START
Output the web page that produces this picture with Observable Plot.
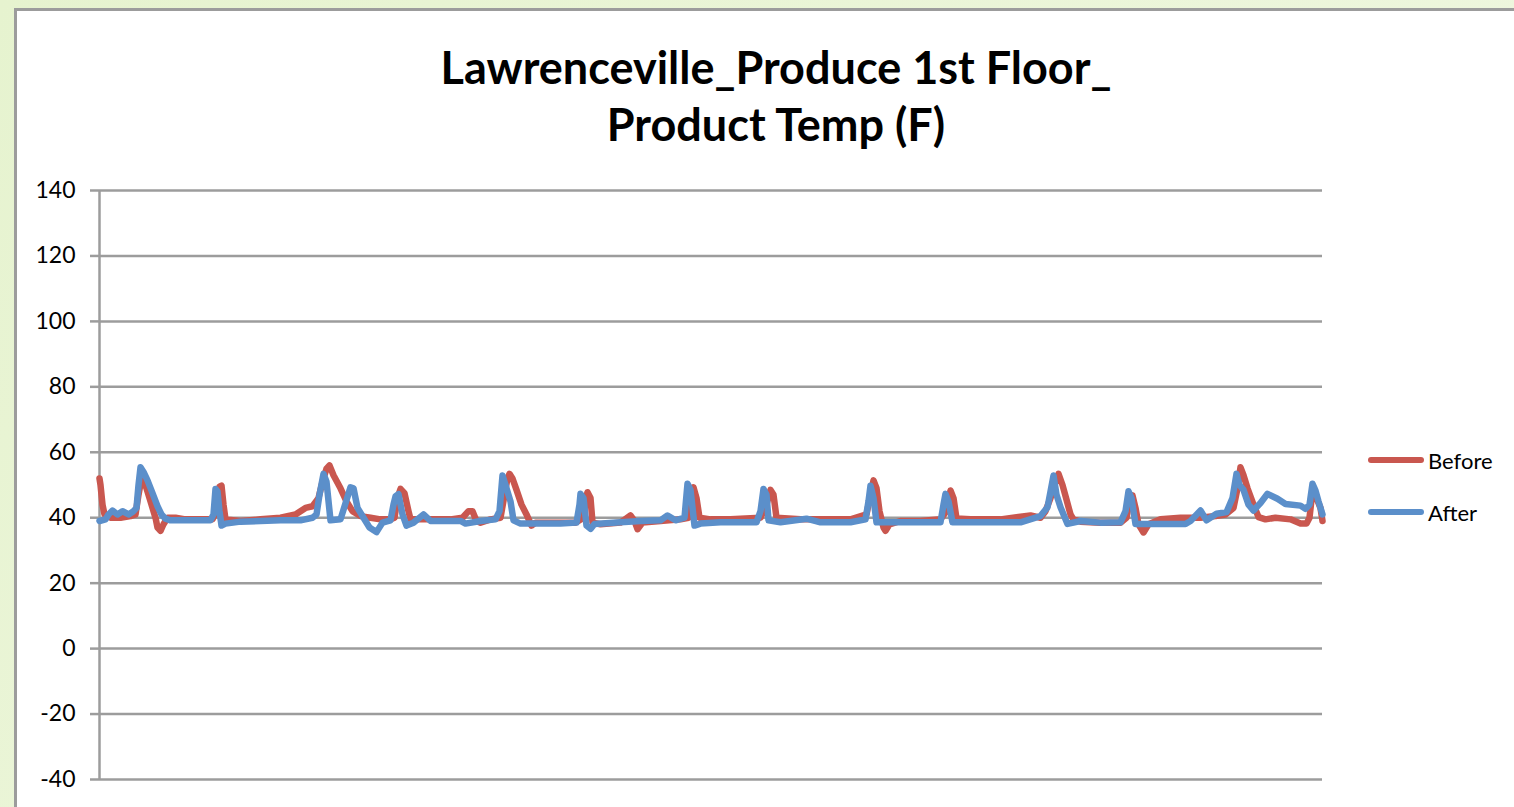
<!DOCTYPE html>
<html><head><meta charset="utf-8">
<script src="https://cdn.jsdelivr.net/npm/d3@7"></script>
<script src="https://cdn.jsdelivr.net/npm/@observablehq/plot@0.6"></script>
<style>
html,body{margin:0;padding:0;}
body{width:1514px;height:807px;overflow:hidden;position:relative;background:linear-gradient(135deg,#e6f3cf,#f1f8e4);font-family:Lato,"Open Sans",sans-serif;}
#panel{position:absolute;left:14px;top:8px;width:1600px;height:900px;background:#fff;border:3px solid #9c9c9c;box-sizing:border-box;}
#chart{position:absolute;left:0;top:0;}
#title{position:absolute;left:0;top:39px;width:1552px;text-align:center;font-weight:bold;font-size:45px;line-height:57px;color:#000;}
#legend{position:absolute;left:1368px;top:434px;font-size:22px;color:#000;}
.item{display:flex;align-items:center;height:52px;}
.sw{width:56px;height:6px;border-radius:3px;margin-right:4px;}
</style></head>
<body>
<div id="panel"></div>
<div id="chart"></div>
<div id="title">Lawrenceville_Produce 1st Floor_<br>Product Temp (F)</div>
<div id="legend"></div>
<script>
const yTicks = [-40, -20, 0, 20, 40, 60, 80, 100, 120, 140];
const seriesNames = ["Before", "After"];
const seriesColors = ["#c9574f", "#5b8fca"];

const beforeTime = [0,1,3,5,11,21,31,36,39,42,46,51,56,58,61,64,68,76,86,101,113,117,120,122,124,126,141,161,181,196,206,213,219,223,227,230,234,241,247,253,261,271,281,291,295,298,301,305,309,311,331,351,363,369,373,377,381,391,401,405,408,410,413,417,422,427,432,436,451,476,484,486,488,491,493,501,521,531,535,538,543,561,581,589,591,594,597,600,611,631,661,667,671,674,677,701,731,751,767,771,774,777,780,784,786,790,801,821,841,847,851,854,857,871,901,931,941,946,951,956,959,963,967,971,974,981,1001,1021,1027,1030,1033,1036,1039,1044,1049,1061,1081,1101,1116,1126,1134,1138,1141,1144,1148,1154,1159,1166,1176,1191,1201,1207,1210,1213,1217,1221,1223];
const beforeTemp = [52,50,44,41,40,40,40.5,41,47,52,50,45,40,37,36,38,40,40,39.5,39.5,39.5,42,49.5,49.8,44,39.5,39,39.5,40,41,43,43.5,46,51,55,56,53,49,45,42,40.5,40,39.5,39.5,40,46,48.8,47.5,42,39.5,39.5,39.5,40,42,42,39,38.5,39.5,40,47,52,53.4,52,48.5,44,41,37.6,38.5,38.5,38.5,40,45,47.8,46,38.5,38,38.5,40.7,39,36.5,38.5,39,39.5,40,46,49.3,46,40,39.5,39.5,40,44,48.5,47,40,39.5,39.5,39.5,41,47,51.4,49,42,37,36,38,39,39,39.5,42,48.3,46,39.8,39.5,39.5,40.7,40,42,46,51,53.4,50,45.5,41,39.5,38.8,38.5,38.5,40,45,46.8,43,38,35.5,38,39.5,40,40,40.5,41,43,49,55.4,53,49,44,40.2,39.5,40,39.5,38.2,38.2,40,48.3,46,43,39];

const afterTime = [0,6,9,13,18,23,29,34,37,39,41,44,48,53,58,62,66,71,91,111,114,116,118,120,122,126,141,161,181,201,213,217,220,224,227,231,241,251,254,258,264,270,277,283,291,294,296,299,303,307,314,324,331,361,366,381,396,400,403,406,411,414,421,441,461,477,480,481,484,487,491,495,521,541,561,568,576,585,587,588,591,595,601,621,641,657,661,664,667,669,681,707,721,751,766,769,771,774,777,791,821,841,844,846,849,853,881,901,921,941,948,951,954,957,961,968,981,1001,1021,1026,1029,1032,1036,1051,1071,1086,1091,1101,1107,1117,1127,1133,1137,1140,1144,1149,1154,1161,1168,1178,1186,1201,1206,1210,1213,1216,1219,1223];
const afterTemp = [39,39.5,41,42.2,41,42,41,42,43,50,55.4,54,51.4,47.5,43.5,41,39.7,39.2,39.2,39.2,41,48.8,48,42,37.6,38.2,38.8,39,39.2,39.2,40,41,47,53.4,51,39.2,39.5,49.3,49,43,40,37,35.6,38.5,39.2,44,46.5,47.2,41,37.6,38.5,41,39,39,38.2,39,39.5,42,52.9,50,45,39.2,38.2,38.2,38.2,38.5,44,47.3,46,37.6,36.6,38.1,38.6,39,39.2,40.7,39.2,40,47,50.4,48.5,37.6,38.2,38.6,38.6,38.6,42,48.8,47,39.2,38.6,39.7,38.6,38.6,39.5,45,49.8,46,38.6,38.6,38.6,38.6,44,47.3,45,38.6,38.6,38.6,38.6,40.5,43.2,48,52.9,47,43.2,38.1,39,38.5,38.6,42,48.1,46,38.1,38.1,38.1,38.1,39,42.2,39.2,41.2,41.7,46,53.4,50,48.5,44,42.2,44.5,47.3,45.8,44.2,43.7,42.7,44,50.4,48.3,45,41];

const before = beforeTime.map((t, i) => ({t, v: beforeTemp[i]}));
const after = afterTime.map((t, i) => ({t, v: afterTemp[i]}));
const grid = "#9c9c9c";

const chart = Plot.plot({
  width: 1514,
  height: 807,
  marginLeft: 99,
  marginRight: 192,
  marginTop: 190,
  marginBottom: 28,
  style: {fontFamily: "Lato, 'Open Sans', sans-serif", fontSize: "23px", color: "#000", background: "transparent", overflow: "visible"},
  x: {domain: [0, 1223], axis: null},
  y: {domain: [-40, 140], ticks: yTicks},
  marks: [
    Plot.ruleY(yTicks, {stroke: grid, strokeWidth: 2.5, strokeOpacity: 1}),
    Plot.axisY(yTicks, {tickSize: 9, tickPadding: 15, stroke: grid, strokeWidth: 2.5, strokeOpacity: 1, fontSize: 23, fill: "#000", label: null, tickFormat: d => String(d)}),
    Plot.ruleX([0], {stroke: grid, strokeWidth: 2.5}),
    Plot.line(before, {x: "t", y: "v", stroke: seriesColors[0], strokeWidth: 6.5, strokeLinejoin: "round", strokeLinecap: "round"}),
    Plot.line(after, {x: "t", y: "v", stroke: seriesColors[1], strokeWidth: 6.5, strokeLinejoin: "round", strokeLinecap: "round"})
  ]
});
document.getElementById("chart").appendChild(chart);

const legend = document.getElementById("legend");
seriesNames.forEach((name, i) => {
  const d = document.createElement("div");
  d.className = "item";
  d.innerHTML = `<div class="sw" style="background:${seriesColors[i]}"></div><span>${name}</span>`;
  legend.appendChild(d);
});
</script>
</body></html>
END
START
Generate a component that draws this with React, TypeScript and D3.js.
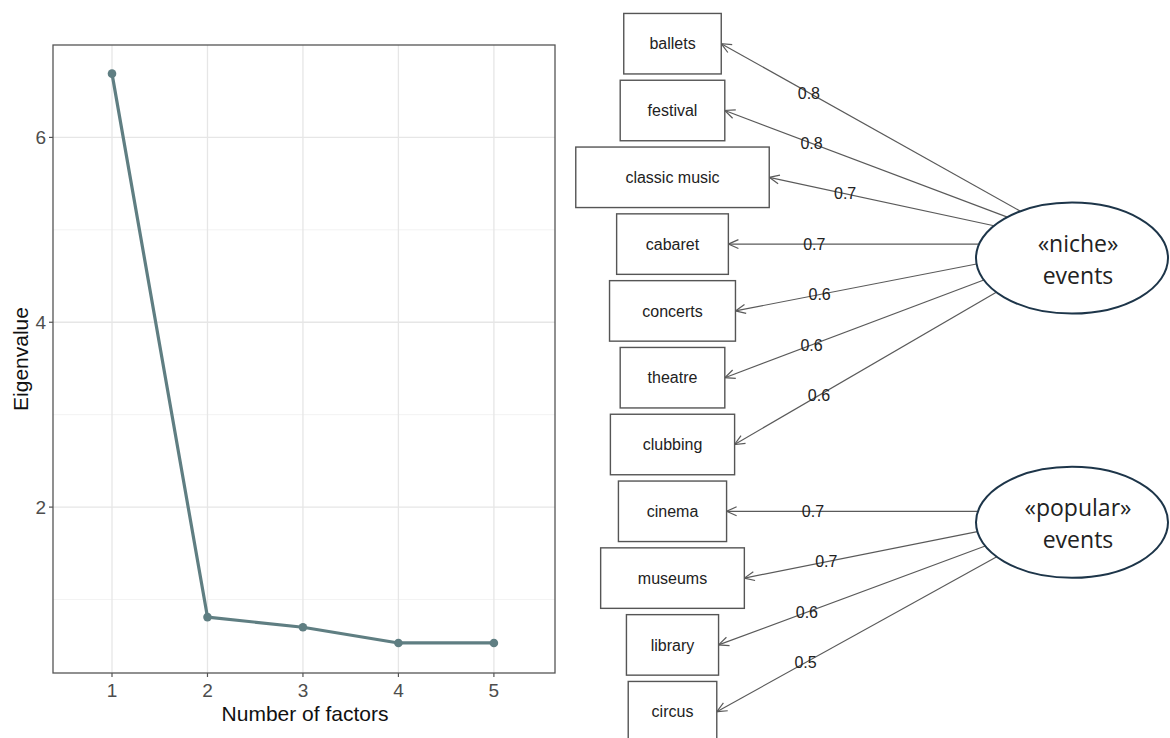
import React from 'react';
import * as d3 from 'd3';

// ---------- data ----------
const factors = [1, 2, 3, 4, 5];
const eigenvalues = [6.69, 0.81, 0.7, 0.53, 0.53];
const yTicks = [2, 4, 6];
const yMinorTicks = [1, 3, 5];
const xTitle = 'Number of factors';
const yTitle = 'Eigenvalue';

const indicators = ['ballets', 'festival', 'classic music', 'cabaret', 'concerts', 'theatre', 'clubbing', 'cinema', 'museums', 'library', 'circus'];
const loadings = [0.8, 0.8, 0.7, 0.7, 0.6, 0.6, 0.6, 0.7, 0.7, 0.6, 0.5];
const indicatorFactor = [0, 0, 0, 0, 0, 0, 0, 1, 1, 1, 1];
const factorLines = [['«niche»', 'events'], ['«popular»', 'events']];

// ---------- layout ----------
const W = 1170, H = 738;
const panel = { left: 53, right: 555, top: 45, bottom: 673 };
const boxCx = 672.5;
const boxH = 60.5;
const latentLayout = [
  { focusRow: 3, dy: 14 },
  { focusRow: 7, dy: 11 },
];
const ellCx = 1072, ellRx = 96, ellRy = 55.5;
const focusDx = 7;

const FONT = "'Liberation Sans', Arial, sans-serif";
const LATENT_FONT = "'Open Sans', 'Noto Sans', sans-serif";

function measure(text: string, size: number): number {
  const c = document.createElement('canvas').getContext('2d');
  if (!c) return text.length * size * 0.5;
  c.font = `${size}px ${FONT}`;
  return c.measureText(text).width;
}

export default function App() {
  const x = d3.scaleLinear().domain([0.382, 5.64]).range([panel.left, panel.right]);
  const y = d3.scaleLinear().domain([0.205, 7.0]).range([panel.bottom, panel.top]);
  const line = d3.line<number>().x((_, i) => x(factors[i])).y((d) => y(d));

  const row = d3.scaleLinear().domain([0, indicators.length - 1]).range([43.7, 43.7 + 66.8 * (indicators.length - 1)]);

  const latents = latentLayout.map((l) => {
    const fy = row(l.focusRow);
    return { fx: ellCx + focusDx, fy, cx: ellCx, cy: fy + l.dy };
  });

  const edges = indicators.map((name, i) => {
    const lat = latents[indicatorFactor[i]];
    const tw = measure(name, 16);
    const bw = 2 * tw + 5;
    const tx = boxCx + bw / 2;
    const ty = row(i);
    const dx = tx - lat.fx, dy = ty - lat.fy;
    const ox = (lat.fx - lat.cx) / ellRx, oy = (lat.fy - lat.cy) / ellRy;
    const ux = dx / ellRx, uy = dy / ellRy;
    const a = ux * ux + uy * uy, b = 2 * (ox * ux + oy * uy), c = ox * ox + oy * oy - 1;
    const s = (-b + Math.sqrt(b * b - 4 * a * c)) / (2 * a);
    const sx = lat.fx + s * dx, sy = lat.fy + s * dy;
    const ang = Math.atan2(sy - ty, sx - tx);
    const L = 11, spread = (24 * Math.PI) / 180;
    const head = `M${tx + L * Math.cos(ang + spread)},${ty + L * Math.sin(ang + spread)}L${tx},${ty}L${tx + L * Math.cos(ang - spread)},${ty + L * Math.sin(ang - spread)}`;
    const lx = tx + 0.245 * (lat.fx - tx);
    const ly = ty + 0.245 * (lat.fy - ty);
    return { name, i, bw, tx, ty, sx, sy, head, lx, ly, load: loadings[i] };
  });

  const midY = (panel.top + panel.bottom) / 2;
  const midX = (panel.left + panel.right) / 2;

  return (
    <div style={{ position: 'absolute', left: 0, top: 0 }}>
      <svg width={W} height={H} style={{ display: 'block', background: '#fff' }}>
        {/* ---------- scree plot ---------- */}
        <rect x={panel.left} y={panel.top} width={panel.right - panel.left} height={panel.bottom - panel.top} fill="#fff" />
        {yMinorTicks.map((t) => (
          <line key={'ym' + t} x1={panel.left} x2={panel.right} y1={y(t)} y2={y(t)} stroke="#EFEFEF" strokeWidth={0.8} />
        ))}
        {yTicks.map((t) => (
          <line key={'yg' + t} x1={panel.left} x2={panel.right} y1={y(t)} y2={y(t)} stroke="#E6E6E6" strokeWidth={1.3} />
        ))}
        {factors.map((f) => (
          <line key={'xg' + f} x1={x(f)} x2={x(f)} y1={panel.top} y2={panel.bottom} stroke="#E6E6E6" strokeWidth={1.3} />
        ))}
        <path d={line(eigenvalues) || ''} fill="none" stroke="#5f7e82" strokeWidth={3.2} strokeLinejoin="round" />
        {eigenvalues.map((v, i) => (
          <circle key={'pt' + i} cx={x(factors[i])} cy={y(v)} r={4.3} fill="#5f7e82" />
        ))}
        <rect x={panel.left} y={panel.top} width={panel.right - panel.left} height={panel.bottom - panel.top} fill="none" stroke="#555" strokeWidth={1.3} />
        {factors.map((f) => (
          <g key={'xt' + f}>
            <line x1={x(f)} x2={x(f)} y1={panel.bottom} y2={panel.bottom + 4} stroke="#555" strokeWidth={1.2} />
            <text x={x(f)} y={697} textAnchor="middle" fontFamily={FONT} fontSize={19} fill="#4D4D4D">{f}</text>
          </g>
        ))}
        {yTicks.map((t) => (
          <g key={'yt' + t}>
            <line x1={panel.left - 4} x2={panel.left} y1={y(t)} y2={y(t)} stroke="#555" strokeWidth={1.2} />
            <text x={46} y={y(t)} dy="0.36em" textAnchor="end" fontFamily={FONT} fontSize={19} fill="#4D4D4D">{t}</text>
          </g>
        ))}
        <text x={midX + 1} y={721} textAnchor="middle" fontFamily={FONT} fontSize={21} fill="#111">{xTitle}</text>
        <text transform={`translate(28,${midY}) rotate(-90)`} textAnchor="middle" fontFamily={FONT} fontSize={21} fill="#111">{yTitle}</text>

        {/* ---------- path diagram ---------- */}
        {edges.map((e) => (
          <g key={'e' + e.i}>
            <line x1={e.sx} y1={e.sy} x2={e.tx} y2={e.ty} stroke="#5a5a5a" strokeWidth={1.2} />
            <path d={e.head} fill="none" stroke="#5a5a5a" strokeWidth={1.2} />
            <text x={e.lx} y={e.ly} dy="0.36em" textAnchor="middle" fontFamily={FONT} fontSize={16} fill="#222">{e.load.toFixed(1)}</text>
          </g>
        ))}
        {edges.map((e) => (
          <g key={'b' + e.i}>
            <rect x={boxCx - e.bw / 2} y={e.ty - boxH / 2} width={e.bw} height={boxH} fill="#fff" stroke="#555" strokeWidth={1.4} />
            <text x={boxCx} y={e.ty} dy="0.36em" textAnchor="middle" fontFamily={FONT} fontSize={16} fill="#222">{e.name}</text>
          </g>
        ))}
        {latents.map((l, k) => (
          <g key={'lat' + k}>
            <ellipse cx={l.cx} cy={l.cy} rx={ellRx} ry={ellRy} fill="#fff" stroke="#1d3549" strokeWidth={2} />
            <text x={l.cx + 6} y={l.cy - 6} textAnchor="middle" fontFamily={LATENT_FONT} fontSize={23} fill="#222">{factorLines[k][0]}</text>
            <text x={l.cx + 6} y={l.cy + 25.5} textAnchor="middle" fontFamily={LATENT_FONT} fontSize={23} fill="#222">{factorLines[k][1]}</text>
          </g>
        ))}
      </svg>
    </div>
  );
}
END
● **TO DO**: Filter out every line that lacks the word "this", and copy the rest.

● **PROBLEM SOLUTION**:
Output the web page that produces this picture with Observable Plot.
Generate a component that draws this with React, TypeScript and D3.js.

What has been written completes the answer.